In recent years, though Ohio is a pioneer in early voting, and allows people to vote 28 days before the election, there has been a controversy surrounding the process with the issue ending up in court.
“I have always wanted to make Ohio a place where it’s easy to vote and hard to cheat, and you have to strike that balance,” Husted said. “Ohio, in one point in time, did have 35 days of early voting, and that overlapping period, called the ‘golden week,’ allowed you to register to vote and vote at the same time. The problem that was discovered was that the people, particularly during presidential elections, would be in coming to Ohio from other states, volunteering for campaigns, working on campaigns, and they would register and vote at the same time and they weren’t Ohioans. They were people from other states.”

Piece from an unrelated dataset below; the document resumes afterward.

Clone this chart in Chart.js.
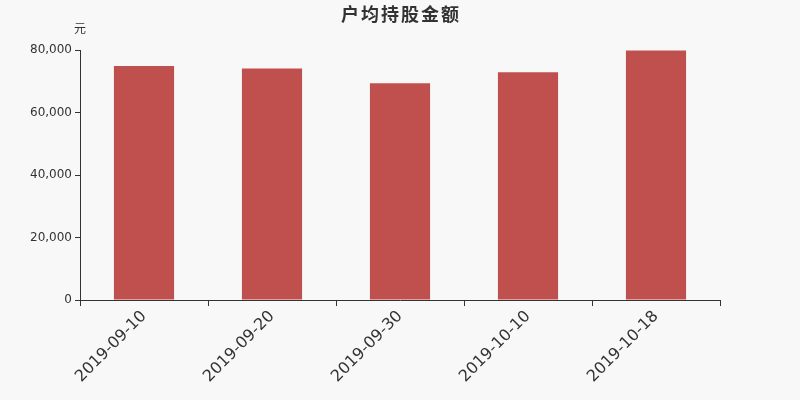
<!DOCTYPE html>
<html>
<head>
<meta charset="utf-8">
<script src="https://cdn.jsdelivr.net/npm/chart.js@4/dist/chart.umd.min.js"></script>
<style>
  html, body { margin: 0; padding: 0; background: #f8f8f8; }
  #wrap { width: 800px; height: 400px; position: relative; }
</style>
</head>
<body>
<div id="wrap"><canvas id="c"></canvas></div>
<script>
"use strict";
const categories = ["2019-09-10", "2019-09-20", "2019-09-30", "2019-10-10", "2019-10-18"];
const avgHolding = [74900, 74100, 69400, 72850, 79850];
const yTicks = [0, 20000, 40000, 60000, 80000];
const chartTitle = "户均持股金额";
const unitLabel = "元";

const fontFamily = "'DejaVu Sans', 'Noto Sans CJK SC', sans-serif";

// title and unit drawn on top of the canvas
const textPlugin = {
	id: "textPlugin",
	afterDraw: function (chart) {
		const ctx = chart.ctx;
		ctx.save();
		ctx.fillStyle = "#333";
		ctx.textAlign = "center";
		ctx.textBaseline = "middle";
		ctx.font = "bold 18px 'Noto Sans CJK SC', sans-serif";
		if ("letterSpacing" in ctx) ctx.letterSpacing = "2px";
		ctx.fillText(chartTitle, 401, 14);
		if ("letterSpacing" in ctx) ctx.letterSpacing = "0px";
		ctx.font = "12px 'Noto Sans CJK SC', sans-serif";
		ctx.fillText(unitLabel, 80, 28);
		ctx.restore();
	}
};

new Chart(document.getElementById("c"), {
	type: "bar",
	data: {
		labels: categories,
		datasets: [{
			data: avgHolding,
			backgroundColor: "#c0504d",
			barPercentage: 0.94,
			categoryPercentage: 0.5
		}]
	},
	options: {
		responsive: true,
		maintainAspectRatio: false,
		animation: false,
		layout: { padding: { top: 50, right: 80, left: 0, bottom: 0 } },
		plugins: {
			legend: { display: false },
			tooltip: { enabled: false }
		},
		scales: {
			x: {
				grid: { drawOnChartArea: false, drawTicks: true, tickLength: 6, color: "#333", offset: true },
				border: { color: "#333" },
				ticks: {
					color: "#333",
					font: { family: fontFamily, size: 16 },
					minRotation: 45,
					maxRotation: 45,
					padding: 1
				},
				afterFit: function (scale) { scale.height = 100; }
			},
			y: {
				min: 0,
				max: 80000,
				afterBuildTicks: function (scale) {
					scale.ticks = yTicks.map(function (v) { return { value: v }; });
				},
				grid: { drawOnChartArea: false, drawTicks: true, tickLength: 5, color: "#333" },
				border: { color: "#333" },
				ticks: {
					color: "#333",
					font: { family: fontFamily, size: 12 },
					padding: 3,
					callback: function (v) { return v.toLocaleString("en-US"); }
				},
				afterFit: function (scale) { scale.width = 80; }
			}
		}
	},
	plugins: [textPlugin]
});
</script>
</body>
</html>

Husted said, by shortening the early voting period to 28 days, the problem was eliminated. He said one of the misunderstandings in the minds of people watching the election process in Ohio is that it was Republicans who created early voting in Ohio.
Why is there complaining about Ohio’s 28 voting days from states where voters are only allowed to vote on election day?
Husted said the group that originally filed the complaint about Ohio’s 28 pre-election voting days was a group out of New York named Demos, and New York has only one day of voting.He said it is usually not people from Ohio who complain about the rules, but people from other states who believe it will create an advantage for them politically.
“There are 13 states that don’t have early voting at all, including Kentucky,” Husted said. “Ohio has an ample opportunity to vote and it’s not a violation of the Voting Rights Act and the Constitution to shorten that period as the Democrats were complaining.”
Husted summed up what he perceives the situation to be in Ohio.
“When you have 28 days to vote, the only one stopping you from voting is you,” Husted said.